■ YOUR GOAL
Your task is to reproduce, verbatim and without pictures, the lines from the opening of the listing through the line containing "width=192pt, minimum height=71pt]".

── SOURCE DATA ──

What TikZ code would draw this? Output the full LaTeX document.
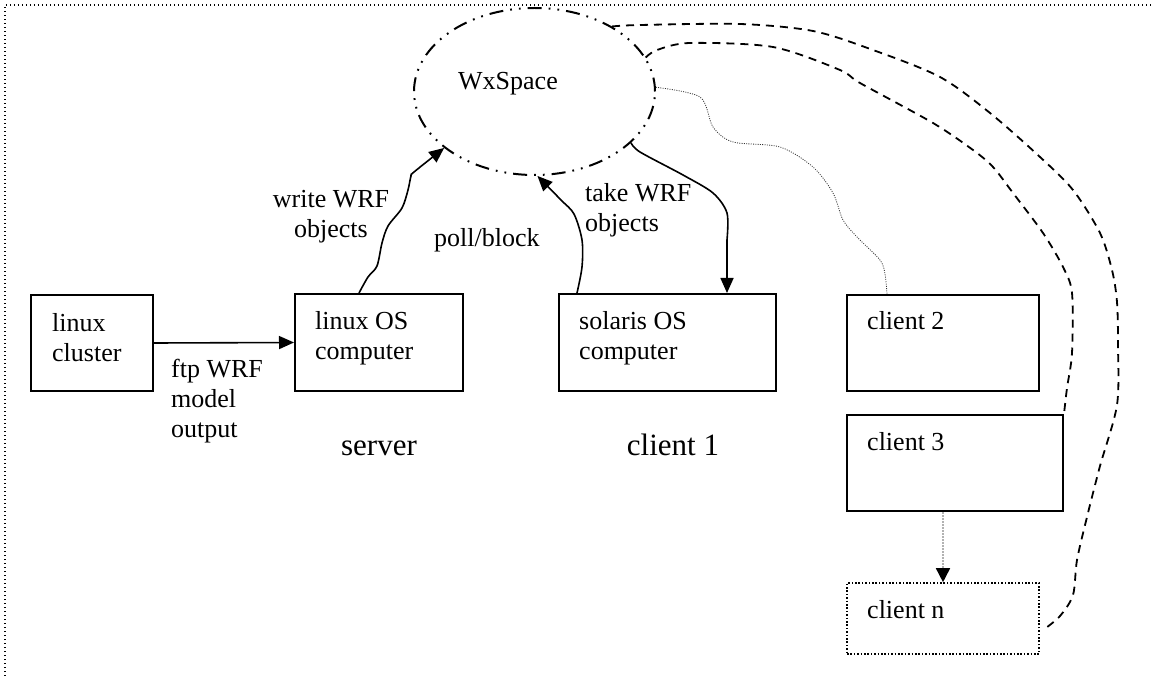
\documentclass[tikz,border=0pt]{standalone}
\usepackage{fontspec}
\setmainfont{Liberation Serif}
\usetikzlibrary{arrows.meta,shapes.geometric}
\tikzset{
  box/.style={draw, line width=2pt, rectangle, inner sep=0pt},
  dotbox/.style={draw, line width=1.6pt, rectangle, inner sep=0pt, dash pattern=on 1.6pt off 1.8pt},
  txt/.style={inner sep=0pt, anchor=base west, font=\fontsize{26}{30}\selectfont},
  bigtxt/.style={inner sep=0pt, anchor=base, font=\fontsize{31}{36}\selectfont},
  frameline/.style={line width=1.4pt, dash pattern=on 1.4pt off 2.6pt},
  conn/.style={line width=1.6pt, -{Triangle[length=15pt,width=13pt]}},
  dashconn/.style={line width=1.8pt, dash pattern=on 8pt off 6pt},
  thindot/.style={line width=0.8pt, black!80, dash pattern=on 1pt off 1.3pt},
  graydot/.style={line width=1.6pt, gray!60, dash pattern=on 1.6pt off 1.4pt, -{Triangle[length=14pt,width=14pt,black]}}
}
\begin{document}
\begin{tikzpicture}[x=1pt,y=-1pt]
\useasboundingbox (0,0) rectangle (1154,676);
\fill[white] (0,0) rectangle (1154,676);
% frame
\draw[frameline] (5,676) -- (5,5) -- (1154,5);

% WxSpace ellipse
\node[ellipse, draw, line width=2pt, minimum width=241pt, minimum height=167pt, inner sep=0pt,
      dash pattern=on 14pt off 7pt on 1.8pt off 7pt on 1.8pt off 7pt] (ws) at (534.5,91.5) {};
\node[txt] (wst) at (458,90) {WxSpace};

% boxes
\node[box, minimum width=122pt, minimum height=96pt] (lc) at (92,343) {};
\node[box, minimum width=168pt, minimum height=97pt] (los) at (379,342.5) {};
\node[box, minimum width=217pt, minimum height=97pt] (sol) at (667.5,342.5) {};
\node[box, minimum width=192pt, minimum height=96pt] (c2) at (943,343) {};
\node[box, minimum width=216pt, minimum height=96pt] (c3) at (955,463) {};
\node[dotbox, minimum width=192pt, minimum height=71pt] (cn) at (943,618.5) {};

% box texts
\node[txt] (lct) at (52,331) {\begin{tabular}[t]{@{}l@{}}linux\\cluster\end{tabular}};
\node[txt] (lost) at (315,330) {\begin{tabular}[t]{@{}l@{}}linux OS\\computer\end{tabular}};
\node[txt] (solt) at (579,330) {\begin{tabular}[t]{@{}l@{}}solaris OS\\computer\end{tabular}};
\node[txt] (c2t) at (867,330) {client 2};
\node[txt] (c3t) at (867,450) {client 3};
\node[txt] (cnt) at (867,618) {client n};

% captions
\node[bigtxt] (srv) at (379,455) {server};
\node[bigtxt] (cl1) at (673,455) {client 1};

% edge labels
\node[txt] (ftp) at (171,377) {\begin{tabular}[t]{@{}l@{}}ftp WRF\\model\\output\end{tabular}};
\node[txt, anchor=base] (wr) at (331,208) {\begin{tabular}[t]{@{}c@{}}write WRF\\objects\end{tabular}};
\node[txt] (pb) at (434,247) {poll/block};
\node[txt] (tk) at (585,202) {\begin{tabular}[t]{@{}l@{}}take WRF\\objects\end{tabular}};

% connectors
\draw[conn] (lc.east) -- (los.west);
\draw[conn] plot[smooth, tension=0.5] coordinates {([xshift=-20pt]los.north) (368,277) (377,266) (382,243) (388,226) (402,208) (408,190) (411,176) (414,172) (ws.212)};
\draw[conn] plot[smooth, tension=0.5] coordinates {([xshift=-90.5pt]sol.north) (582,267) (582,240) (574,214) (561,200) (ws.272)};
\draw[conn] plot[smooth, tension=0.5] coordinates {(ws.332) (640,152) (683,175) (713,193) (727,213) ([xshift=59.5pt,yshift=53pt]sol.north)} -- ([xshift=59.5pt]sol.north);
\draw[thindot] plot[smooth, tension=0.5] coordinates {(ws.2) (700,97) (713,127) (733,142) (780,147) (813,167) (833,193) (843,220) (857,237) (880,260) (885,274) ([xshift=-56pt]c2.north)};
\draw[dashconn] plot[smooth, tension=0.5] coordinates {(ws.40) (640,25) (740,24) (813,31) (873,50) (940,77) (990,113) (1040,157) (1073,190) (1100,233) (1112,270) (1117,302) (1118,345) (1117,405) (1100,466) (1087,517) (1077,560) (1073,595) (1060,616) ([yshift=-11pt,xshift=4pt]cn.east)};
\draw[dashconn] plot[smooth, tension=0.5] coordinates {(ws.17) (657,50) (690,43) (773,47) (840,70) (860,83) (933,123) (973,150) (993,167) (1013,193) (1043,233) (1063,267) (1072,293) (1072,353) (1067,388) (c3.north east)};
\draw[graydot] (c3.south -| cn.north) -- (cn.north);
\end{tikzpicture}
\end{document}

───

■ TASK SOLUTION
What TikZ code would draw this? Output the full LaTeX document.
\documentclass[tikz,border=0pt]{standalone}
\usepackage{fontspec}
\setmainfont{Liberation Serif}
\usetikzlibrary{arrows.meta,shapes.geometric}
\tikzset{
  box/.style={draw, line width=2pt, rectangle, inner sep=0pt},
  dotbox/.style={draw, line width=1.6pt, rectangle, inner sep=0pt, dash pattern=on 1.6pt off 1.8pt},
  txt/.style={inner sep=0pt, anchor=base west, font=\fontsize{26}{30}\selectfont},
  bigtxt/.style={inner sep=0pt, anchor=base, font=\fontsize{31}{36}\selectfont},
  frameline/.style={line width=1.4pt, dash pattern=on 1.4pt off 2.6pt},
  conn/.style={line width=1.6pt, -{Triangle[length=15pt,width=13pt]}},
  dashconn/.style={line width=1.8pt, dash pattern=on 8pt off 6pt},
  thindot/.style={line width=0.8pt, black!80, dash pattern=on 1pt off 1.3pt},
  graydot/.style={line width=1.6pt, gray!60, dash pattern=on 1.6pt off 1.4pt, -{Triangle[length=14pt,width=14pt,black]}}
}
\begin{document}
\begin{tikzpicture}[x=1pt,y=-1pt]
\useasboundingbox (0,0) rectangle (1154,676);
\fill[white] (0,0) rectangle (1154,676);
% frame
\draw[frameline] (5,676) -- (5,5) -- (1154,5);

% WxSpace ellipse
\node[ellipse, draw, line width=2pt, minimum width=241pt, minimum height=167pt, inner sep=0pt,
      dash pattern=on 14pt off 7pt on 1.8pt off 7pt on 1.8pt off 7pt] (ws) at (534.5,91.5) {};
\node[txt] (wst) at (458,90) {WxSpace};

% boxes
\node[box, minimum width=122pt, minimum height=96pt] (lc) at (92,343) {};
\node[box, minimum width=168pt, minimum height=97pt] (los) at (379,342.5) {};
\node[box, minimum width=217pt, minimum height=97pt] (sol) at (667.5,342.5) {};
\node[box, minimum width=192pt, minimum height=96pt] (c2) at (943,343) {};
\node[box, minimum width=216pt, minimum height=96pt] (c3) at (955,463) {};
\node[dotbox, minimum width=192pt, minimum height=71pt] (cn) at (943,618.5) {};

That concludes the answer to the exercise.